I Know My Company Is in the Right—Why Should We Settle?
With some notable exceptions, most corporate litigation defense today deals almost exclusively with limiting the damage, not with winning or with proving a point. Litigation can be hideously expensive — for example, the sheer ease and volume of electronic communications today may add significantly to the cost of discovery — and that’s before the jury reaches a verdict.
The chief advantage to settling a case, even when you know you have the legal and moral high ground, lies in predictability and certainty. Every time you take a case before a jury or judge, you essentially roll the dice, hoping that the judge will see things your way or that no one on the jury harbors a secret grudge against your business — or has a secret deal with the other side’s attorney.
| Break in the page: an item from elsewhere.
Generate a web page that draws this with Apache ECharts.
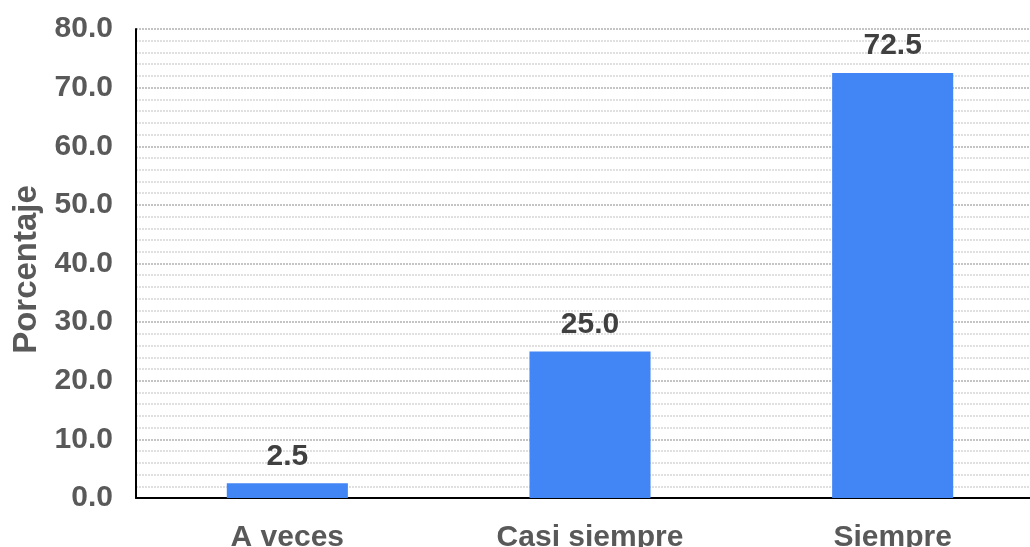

If you are a defendant, you could challenge an outrageous jury award and potentially have it reduced on appeal, but you still have to go through the expense and hassle of appealing, and the worry that an appeals judge will simply let the judgment stand.
Settling out of court provides advantages to both sides. Plaintiffs, although they may feel they deserve more, have at least some money right away and are no longer facing prolonged litigation with an uncertain outcome. Defendants can settle for a manageable amount instead of risking much higher judgments in court, and plan for tax and other financial consequences in advance. Working with a corporate litigation attorney who you trust to put your interests before his or her own, and who will give you honest assessments of the likelihood of success in court, can help you decide whether and when to settle.